State District Judge Lora Livingston fined the city $9,000. Her ruling came Thursday, a week after the judge presided over a two-day trial centered on a lawsuit from Texas Attorney General Ken Paxton’s office.
The suit stated security guards at City Hall blocked local gun store owner Michael Cargill, who has a concealed gun permit, from entering the building on multiple occasions. The building had a sign etched in glass prohibiting the presence of guns even though, the suit argued, City Hall was not exempt under the state law.
Cargill told the American-Statesman on Thursday that he complained to the city in July 2016 after he was denied entry to the building. When he returned days later and was again told to leave, he alerted Paxton’s office.
After the judge’s ruling, Cargill went to City Hall on Thursday with his Sig Sauer 1911 pistol, showed guards his license to carry a handgun and entered without incident.

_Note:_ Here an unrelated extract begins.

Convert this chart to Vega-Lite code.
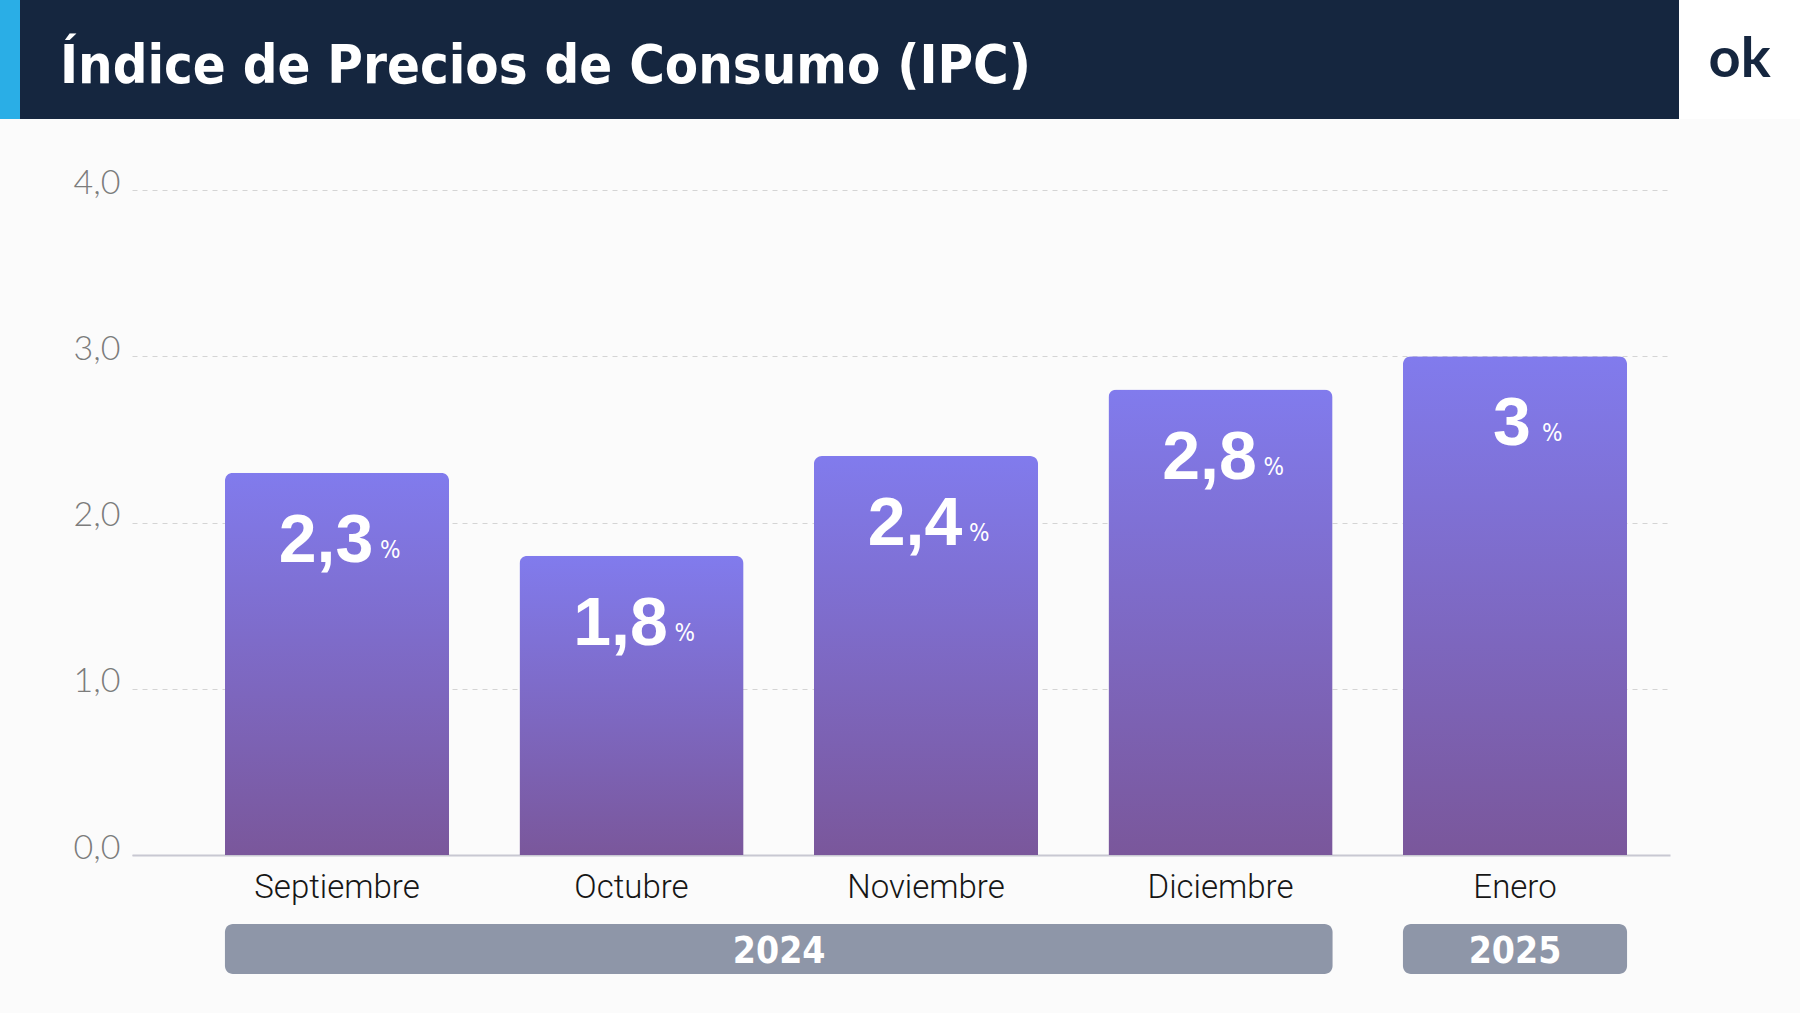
{
  "$schema": "https://vega.github.io/schema/vega-lite/v6.json",
  "background": "#fbfbfb",
  "padding": {"left": 0, "top": 0, "right": 0, "bottom": 40},
  "spacing": 47,
  "config": {
    "view": {"stroke": null},
    "locale": {"number": {"decimal": ",", "thousands": ".", "grouping": [3], "currency": ["", " €"]}}
  },
  "vconcat": [
    {
      "spacing": 0,
      "hconcat": [
        {
          "width": 20, "height": 119,
          "view": {"fill": "#2aaee6", "stroke": null},
          "data": {"values": [{"t": ""}]},
          "mark": {"type": "text"},
          "encoding": {"text": {"field": "t"}}
        },
        {
          "width": 1659, "height": 119,
          "view": {"fill": "#15263f", "stroke": null},
          "data": {"values": [{"t": "Índice de Precios de Consumo (IPC)"}]},
          "mark": {"type": "text", "align": "left", "baseline": "alphabetic", "dx": -789.5, "dy": 23, "font": "DejaVu Sans Condensed", "fontWeight": "bold", "fontSize": 54, "color": "#ffffff"},
          "encoding": {"text": {"field": "t"}}
        },
        {
          "width": 121, "height": 119,
          "view": {"fill": "#ffffff", "stroke": null},
          "data": {"values": [{"t": "ok"}]},
          "mark": {"type": "text", "align": "center", "baseline": "alphabetic", "dy": 17.5, "font": "Lato", "fontWeight": "bold", "fontSize": 56, "color": "#15263f"},
          "encoding": {"text": {"field": "t"}}
        }
      ]
    },
    {
      "spacing": 0,
      "hconcat": [
        {
          "width": 73, "height": 10,
          "data": {"values": [{"t": ""}]},
          "mark": {"type": "text"},
          "encoding": {"text": {"field": "t"}}
        },
        {
          "spacing": 69,
          "bounds": "flush",
          "vconcat": [
            {
              "width": 1538, "height": 665,
              "data": {"values": [
                {"month": "Septiembre", "value": 2.3},
                {"month": "Octubre", "value": 1.8},
                {"month": "Noviembre", "value": 2.4},
                {"month": "Diciembre", "value": 2.8},
                {"month": "Enero", "value": 3.0}
              ]},
              "encoding": {
                "x": {
                  "field": "month", "type": "nominal", "sort": null,
                  "scale": {"domain": ["Septiembre", "Octubre", "Noviembre", "Diciembre", "Enero"], "paddingInner": 0.239, "paddingOuter": 0.2307, "align": 0.684},
                  "axis": {"title": null, "ticks": false, "domain": true, "domainColor": "#c8c8d2", "domainWidth": 2, "labelAngle": 0, "labelFont": "Roboto", "labelFontWeight": 300, "labelFontSize": 33, "labelColor": "#161616", "labelPadding": 16, "grid": false}
                },
                "y": {
                  "field": "value", "type": "quantitative",
                  "scale": {"domain": [0, 4], "nice": false},
                  "axis": {"values": [0, 1, 2, 3, 4], "format": ".1f", "title": null, "grid": true, "gridDash": [5, 5], "gridColor": "#d4d4d4", "gridWidth": 1, "ticks": false, "domain": false, "labelFont": "Lato", "labelFontWeight": 300, "labelFontSize": 34, "labelColor": "#7c7c7c", "labelPadding": 12, "labelOffset": -7}
                }
              },
              "layer": [
                {
                  "mark": {
                    "type": "bar",
                    "cornerRadiusTopLeft": 8, "cornerRadiusTopRight": 8,
                    "color": {"gradient": "linear", "x1": 0, "y1": 0, "x2": 0, "y2": 1, "stops": [{"offset": 0, "color": "#817bed"}, {"offset": 1, "color": "#7a579b"}]}
                  }
                },
                {
                  "transform": [{"filter": "datum.value != round(datum.value)"}],
                  "mark": {"type": "text", "align": "center", "baseline": "alphabetic", "dx": -11, "dy": 89, "font": "Liberation Sans", "fontWeight": "bold", "fontSize": 68, "color": "#ffffff"},
                  "encoding": {"text": {"field": "value", "type": "quantitative", "format": ".1~f"}}
                },
                {
                  "transform": [{"filter": "datum.value == round(datum.value)"}],
                  "mark": {"type": "text", "align": "center", "baseline": "alphabetic", "dx": -3, "dy": 89, "font": "Liberation Sans", "fontWeight": "bold", "fontSize": 68, "color": "#ffffff"},
                  "encoding": {"text": {"field": "value", "type": "quantitative", "format": ".1~f"}}
                },
                {
                  "transform": [{"filter": "datum.value != round(datum.value)"}],
                  "mark": {"type": "text", "align": "left", "baseline": "alphabetic", "dx": 43, "dy": 85, "font": "DejaVu Sans Condensed", "fontSize": 24, "color": "#ffffff"},
                  "encoding": {"text": {"value": "%"}}
                },
                {
                  "transform": [{"filter": "datum.value == round(datum.value)"}],
                  "mark": {"type": "text", "align": "left", "baseline": "alphabetic", "dx": 27, "dy": 85, "font": "DejaVu Sans Condensed", "fontSize": 24, "color": "#ffffff"},
                  "encoding": {"text": {"value": "%"}}
                }
              ]
            },
            {
              "width": 1538, "height": 50,
              "data": {"values": [
                {"year": "2024", "start": "Septiembre", "end": "Diciembre"},
                {"year": "2025", "start": "Enero", "end": "Enero"}
              ]},
              "layer": [
                {
                  "mark": {"type": "rect", "color": "#8e96a8", "cornerRadius": 8},
                  "encoding": {
                    "x": {"field": "start", "type": "nominal", "bandPosition": 0, "scale": {"domain": ["Septiembre", "Octubre", "Noviembre", "Diciembre", "Enero"], "paddingInner": 0.239, "paddingOuter": 0.2307, "align": 0.684}, "axis": null},
                    "x2": {"field": "end", "bandPosition": 1}
                  }
                },
                {
                  "transform": [{"filter": "datum.year == '2024'"}],
                  "mark": {"type": "text", "align": "center", "baseline": "alphabetic", "dy": 14, "font": "DejaVu Sans Condensed", "fontWeight": "bold", "fontSize": 37, "color": "#ffffff"},
                  "encoding": {
                    "x": {"field": "start", "type": "nominal", "bandPosition": 2.473, "scale": {"domain": ["Septiembre", "Octubre", "Noviembre", "Diciembre", "Enero"], "paddingInner": 0.239, "paddingOuter": 0.2307, "align": 0.684}, "axis": null},
                    "text": {"field": "year"}
                  }
                },
                {
                  "transform": [{"filter": "datum.year == '2025'"}],
                  "mark": {"type": "text", "align": "center", "baseline": "alphabetic", "dy": 14, "font": "DejaVu Sans Condensed", "fontWeight": "bold", "fontSize": 37, "color": "#ffffff"},
                  "encoding": {
                    "x": {"field": "start", "type": "nominal", "bandPosition": 0.5, "scale": {"domain": ["Septiembre", "Octubre", "Noviembre", "Diciembre", "Enero"], "paddingInner": 0.239, "paddingOuter": 0.2307, "align": 0.684}, "axis": null},
                    "text": {"field": "year"}
                  }
                }
              ]
            }
          ]
        }
      ]
    }
  ]
}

“This means that every city and county, municipality and property, needs to follow the law,” Cargill said. “This means we absolutely were correct since we won in Travis County — a blue dot in a sea of red.”
In a statement, Paxton said, “The district court’s ruling preserves and protects the Second Amendment rights of Texans and sends a strong message to the city of Austin that they are bound by the same laws as all other Texans.
“The city of Austin cannot violate the open carry law or any other law the Texas Legislature has enacted simply because they disagree with it,” Paxton said. “If the city of Austin appeals the district court’s decision, my office will continue to strongly defend the right of law-abiding Texans to keep and bear arms in accordance with our handgun laws.”
City officials released a statement saying they will continue to ban guns at City Hall during certain events.
“We are disappointed because City Hall is a multifunctional building that is at times a court facility, a polling place, a location for educational activities and the location of City Council meetings, all of which meet the state legislature’s conditions for restricting the carrying of handguns,” the statement says. “Consistent with the Court’s order, we will continue to ban handguns from City Hall during those times when the legislature’s limitations allow, and we will be amending our communications to clarify when our handgun ban will be in effect.”
The attorney general’s office had asked Livingston to make Austin comply with the law, which states only certain government buildings, such as courthouses and those that have school functions, are gun-free. The judge denied that request, saying there’s no reason to believe Austin will not abide by the law going forward.
Livingston did fine the city $1,500 for each of the six days that Paxton’s office said guards denied Cargill and attorney general investigators entrance to City Hall.